The Usual Decision Sequence Is Backwards — Here Is the Better One

Most puzzle inquiries arrive with artwork first, box finish second, and material questions last. That is backwards from a manufacturing standpoint.

The Better Decision Sequence

The better sequence is:

  1. Lock the finished puzzle size first.
  2. Then lock the board system.
  3. Then decide whether the puzzle should behave like a ribbon-cut product or a random-cut product.
  4. Then test fit consistency.
  5. Then evaluate dust.
  6. Only after that should the box and packing format be finalized.

That order matters because cost control usually fails at step two, not step five. Once the wrong board or wrong cut logic is quietly accepted, the project enters budget lock-in and every later correction looks expensive.
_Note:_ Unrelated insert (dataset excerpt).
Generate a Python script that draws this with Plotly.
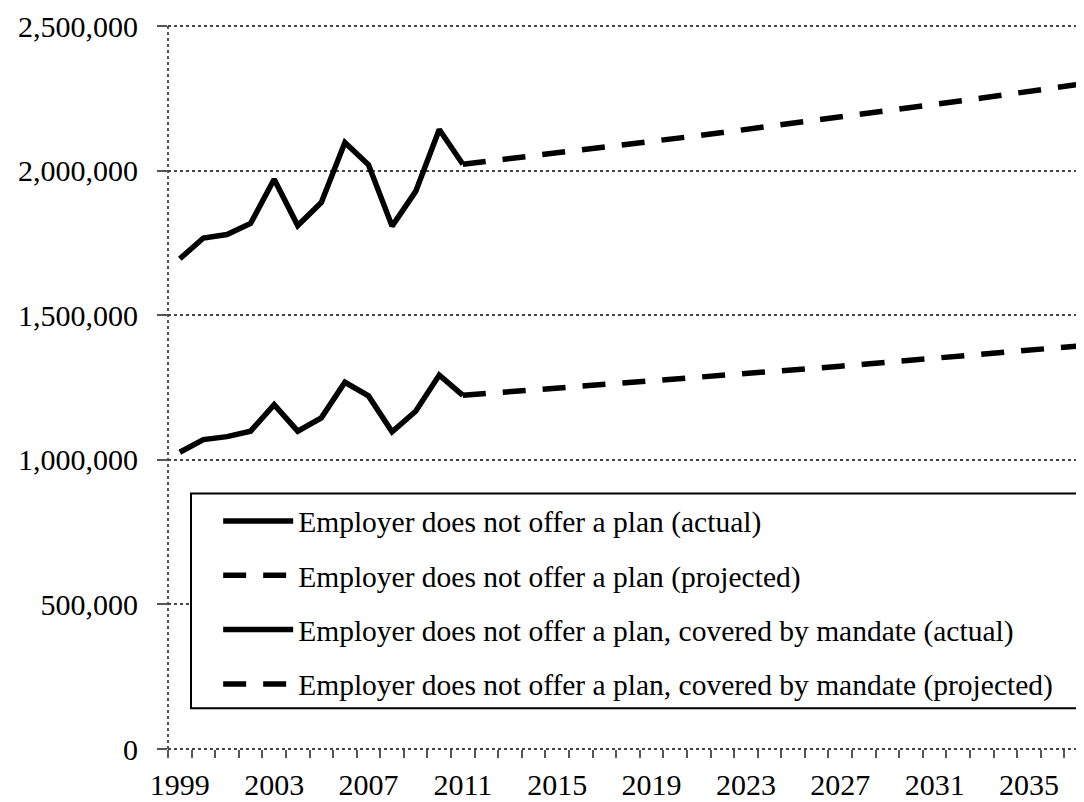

What We Recommend Before Quoting a Premium 1000-Piece Puzzle

For a serious adult retail puzzle, the minimum useful inquiry information is not just “1000 pieces.” It is:

  • the finished puzzle size
  • the target market
  • the intended solving difficulty
  • whether the project is experience-led or cost-led
  • whether the customer expects true premium feel or just a better-looking promotional product

Those are not paperwork details. They are the points that decide whether custom jigsaw puzzle manufacturing will stay stable or start drifting into rework.

A Warning, Not a Summary

If your project has frequent artwork changes, scattered SKUs, and small volume per version, this whole quality model becomes harder to defend. Not because the standards stop mattering, but because the production rhythm changes. At that point, version control and die planning may become more important than upgrading the board again.

There is another limit that should be said clearly: even premium board does not cancel out bad storage logic. ESKA’s puzzle material is engineered around lay-flat performance, moisture targets, and controlled size tolerances, but it is still a paper-based board system. If the product will live in humid supply chains without meaningful barrier packaging, you should not sell it as if material choice alone solved everything.

And one final boundary: not every 1000-piece puzzle deserves to be built like a collector product. If the job is truly cost-led, admit that early. Premium language cannot rescue a low-spec puzzle once the user starts handling the pieces.